Both Maday and Caruthers agree that being a part of the UT System, gives the program an opportunity to be visible to the undergraduate community throughout the state. Since the program is the only public PA program of the eight PA programs in Tennessee, exposure to the undergraduate communities in the UT System plays into increasing awareness and recruitment for the two-year program’s annual cohort of 30 students.

The program is increasing visibility among other colleges and departments on campus by building the curriculum around collaboration. Interprofessional education in the new $39.7 million Center for Healthcare Improvement and Patient Simulation has PA students interacting with pharmacy and medical students. Interaction with medical students is important because those same PA students may be hired by medical students with whom they interacted during training, once both are in practice, Maday said.

Engagement in the community is vital for raising the visibility of the PAs and increasing the general public’s knowledge of who PAs are, according to Caruthers. Once a month for three hours, students volunteer at the newly opened Wellness & Stress Clinic of Memphis.
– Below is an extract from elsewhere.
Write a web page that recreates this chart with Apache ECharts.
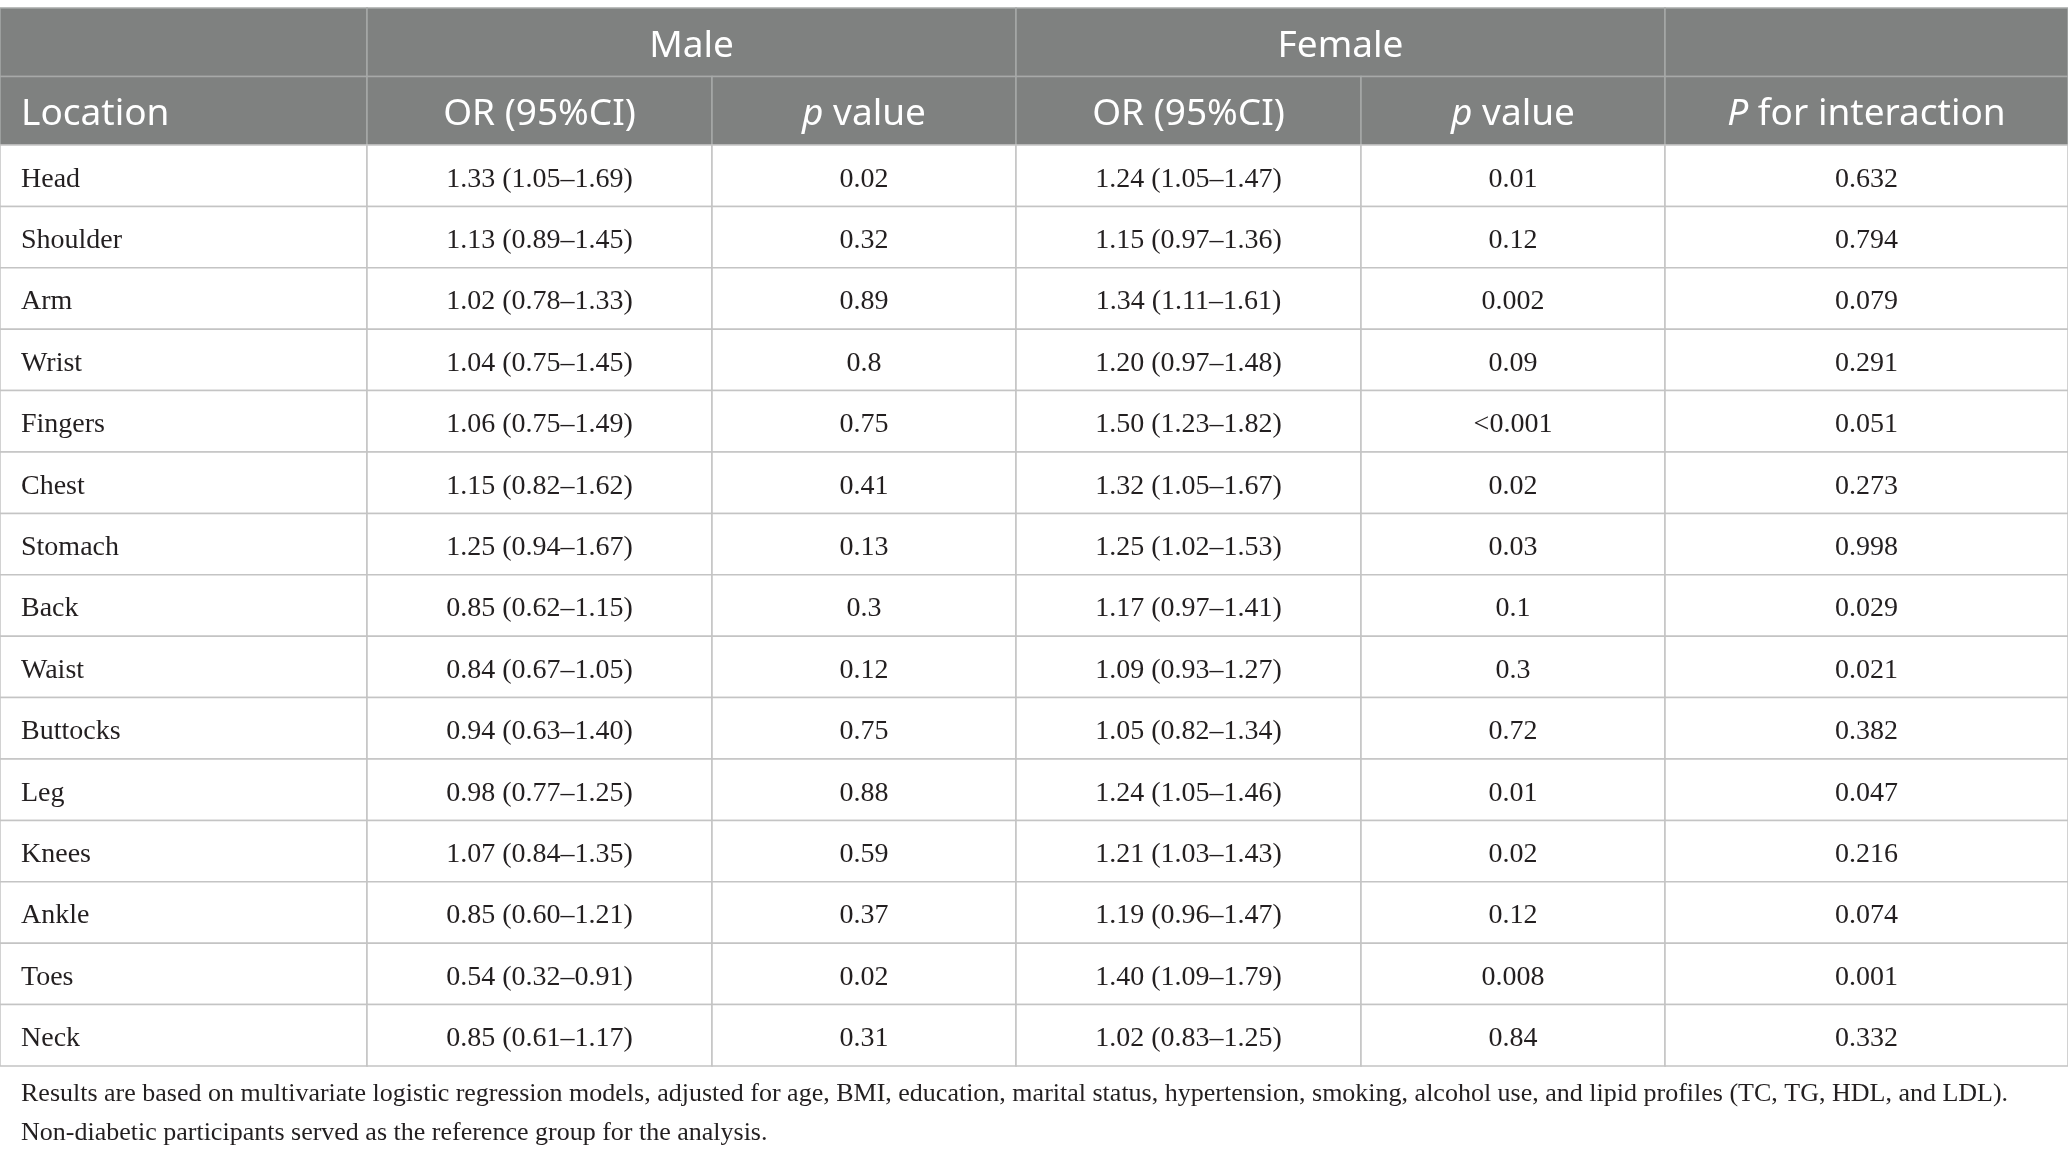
<!DOCTYPE html>
<html lang="en">
<head>
    <meta charset="UTF-8">
    <title>OR by location, male vs female</title>
    <style>
        html, body { margin: 0; padding: 0; background: #fff; }
        #chart-container { width: 2068px; height: 1160px; }
    </style>
</head>
<body>
    <div id="chart-container"></div>
    <script src="https://cdn.jsdelivr.net/npm/echarts@6/dist/echarts.min.js"></script>
    <script>
      // table content
      const groupHeaders = ['', 'Male', 'Female', ''];
      const groupSpans = [1, 2, 2, 1];
      const subHeaders = ['Location', 'OR (95%CI)', 'p value', 'OR (95%CI)', 'p value', 'P for interaction'];
      const locations = ['Head', 'Shoulder', 'Arm', 'Wrist', 'Fingers', 'Chest', 'Stomach', 'Back',
        'Waist', 'Buttocks', 'Leg', 'Knees', 'Ankle', 'Toes', 'Neck'];
      const maleOR = ['1.33 (1.05–1.69)', '1.13 (0.89–1.45)', '1.02 (0.78–1.33)', '1.04 (0.75–1.45)',
        '1.06 (0.75–1.49)', '1.15 (0.82–1.62)', '1.25 (0.94–1.67)', '0.85 (0.62–1.15)',
        '0.84 (0.67–1.05)', '0.94 (0.63–1.40)', '0.98 (0.77–1.25)', '1.07 (0.84–1.35)',
        '0.85 (0.60–1.21)', '0.54 (0.32–0.91)', '0.85 (0.61–1.17)'];
      const maleP = ['0.02', '0.32', '0.89', '0.8', '0.75', '0.41', '0.13', '0.3',
        '0.12', '0.75', '0.88', '0.59', '0.37', '0.02', '0.31'];
      const femaleOR = ['1.24 (1.05–1.47)', '1.15 (0.97–1.36)', '1.34 (1.11–1.61)', '1.20 (0.97–1.48)',
        '1.50 (1.23–1.82)', '1.32 (1.05–1.67)', '1.25 (1.02–1.53)', '1.17 (0.97–1.41)',
        '1.09 (0.93–1.27)', '1.05 (0.82–1.34)', '1.24 (1.05–1.46)', '1.21 (1.03–1.43)',
        '1.19 (0.96–1.47)', '1.40 (1.09–1.79)', '1.02 (0.83–1.25)'];
      const femaleP = ['0.01', '0.12', '0.002', '0.09', '<0.001', '0.02', '0.03', '0.1',
        '0.3', '0.72', '0.01', '0.02', '0.12', '0.008', '0.84'];
      const pInteraction = ['0.632', '0.794', '0.079', '0.291', '0.051', '0.273', '0.998', '0.029',
        '0.021', '0.382', '0.047', '0.216', '0.074', '0.001', '0.332'];
      const footnote = 'Results are based on multivariate logistic regression models, adjusted for age, BMI, education, marital status, hypertension, smoking, alcohol use, and lipid profiles (TC, TG, HDL, and LDL).\nNon-diabetic participants served as the reference group for the analysis.';

      // layout
      const colWidths = [367, 345, 304, 345, 304, 403];
      const colEdges = [0];
      colWidths.forEach(w => colEdges.push(colEdges[colEdges.length - 1] + w));
      const totalWidth = colEdges[colEdges.length - 1];

      const headFill = '#7f8180';
      const headLine = '#a7a9a8';
      const bodyLine = '#c4c4c4';
      const sansFont = 'Noto Sans';
      const serifFont = 'Liberation Serif';

      // header cells
      const headCells = [];
      let c = 0;
      groupHeaders.forEach((t, i) => {
        headCells.push({ x0: colEdges[c], x1: colEdges[c + groupSpans[i]], row: 0, text: t, align: 'center' });
        c += groupSpans[i];
      });
      subHeaders.forEach((t, i) => {
        headCells.push({ x0: colEdges[i], x1: colEdges[i + 1], row: 1, text: t.replace(/^([pP]) /, '{i|$1} '), align: i === 0 ? 'left' : 'center' });
      });

      // body cells
      const columns = [locations, maleOR, maleP, femaleOR, femaleP, pInteraction];
      const bodyCells = [];
      locations.forEach((loc, r) => {
        columns.forEach((col, i) => {
          bodyCells.push({ x0: colEdges[i], x1: colEdges[i + 1], row: r, text: col[r], align: i === 0 ? 'left' : 'center' });
        });
      });

      function cellRenderer(cells, opts) {
        return function (params, api) {
          const cell = cells[params.dataIndex];
          const row = api.value(2);
          const a = api.coord([api.value(0), row]);
          const b = api.coord([api.value(1), row]);
          const h = api.size([0, 1])[1];
          return {
            type: 'group',
            children: [
              {
                type: 'rect',
                shape: { x: a[0], y: a[1] - h / 2, width: b[0] - a[0], height: h },
                style: { fill: opts.fill, stroke: opts.stroke, lineWidth: 1.5 }
              },
              {
                type: 'text',
                z2: 10,
                style: {
                  text: cell.text,
                  x: cell.align === 'left' ? a[0] + 21 : (a[0] + b[0]) / 2,
                  y: a[1] + opts.dy,
                  align: cell.align,
                  verticalAlign: 'middle',
                  fill: opts.color,
                  fontFamily: opts.font,
                  fontSize: opts.size,
                  rich: { i: { fontStyle: 'italic', fontFamily: opts.font, fontSize: opts.size, fill: opts.color } }
                }
              }
            ]
          };
        };
      }

      var dom = document.getElementById('chart-container');
      var myChart = echarts.init(dom, null, { renderer: 'canvas' });

      var option = {
        animation: false,
        title: {
          text: footnote,
          left: 21,
          top: 1075,
          padding: 0,
          textStyle: { fontFamily: serifFont, fontSize: 26, fontWeight: 'normal', color: '#231f20', lineHeight: 39 }
        },
        grid: [
          { left: 0, right: 0, top: 8, height: 137 },
          { left: 0, right: 0, top: 145, height: 921 }
        ],
        xAxis: [
          { type: 'value', gridIndex: 0, min: 0, max: totalWidth, show: false },
          { type: 'value', gridIndex: 1, min: 0, max: totalWidth, show: false }
        ],
        yAxis: [
          { type: 'category', gridIndex: 0, inverse: true, data: ['group', 'sub'], show: false },
          { type: 'category', gridIndex: 1, inverse: true, data: locations, show: false }
        ],
        series: [
          {
            type: 'custom',
            xAxisIndex: 0,
            yAxisIndex: 0,
            renderItem: cellRenderer(headCells, { fill: headFill, stroke: headLine, color: '#ffffff', font: sansFont, size: 37, dy: 4 }),
            encode: { x: [0, 1], y: 2 },
            data: headCells.map(d => [d.x0, d.x1, d.row])
          },
          {
            type: 'custom',
            xAxisIndex: 1,
            yAxisIndex: 1,
            renderItem: cellRenderer(bodyCells, { fill: '#ffffff', stroke: bodyLine, color: '#231f20', font: serifFont, size: 28, dy: 3.5 }),
            encode: { x: [0, 1], y: 2 },
            data: bodyCells.map(d => [d.x0, d.x1, d.row])
          }
        ]
      };

      myChart.setOption(option);
      window.addEventListener('resize', myChart.resize);
    </script>
</body>
</html>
Located in South Memphis, the clinic provides free services, including medical care, job placement, and food assistance to the Oakhaven community. She said this has helped the students understand the social determinants of health and the hardships that may be faced by patients in the communities where they practice. “Seeing it from a medical, clinical perspective is one thing, but what good is it to give someone a prescription for medicine if they can’t afford it because they don’t have a job, which means they may not even have insurance or even transportation,” Caruthers said.

“When we have an opportunity where we can do those endeavors together as a group, that then goes out into the community and it spreads our reputation and what we are trying to do in other realms of medicine,” Maday said.

As a collective effort, the program feels it is succeeding. Its first-time board pass rate for the Physician Assistant National Certifying Exam (PANCE) is at a three-year average of 96 percent and the program has a graduation rate of more than 93 percent. Among graduates surveyed after six months of graduation, more than 90 percent were employed full time.

“We have really planted ourselves in the PA world,” Dr. Storgion said.

 

Note: This story is from the most recent issue of Medicine magazine.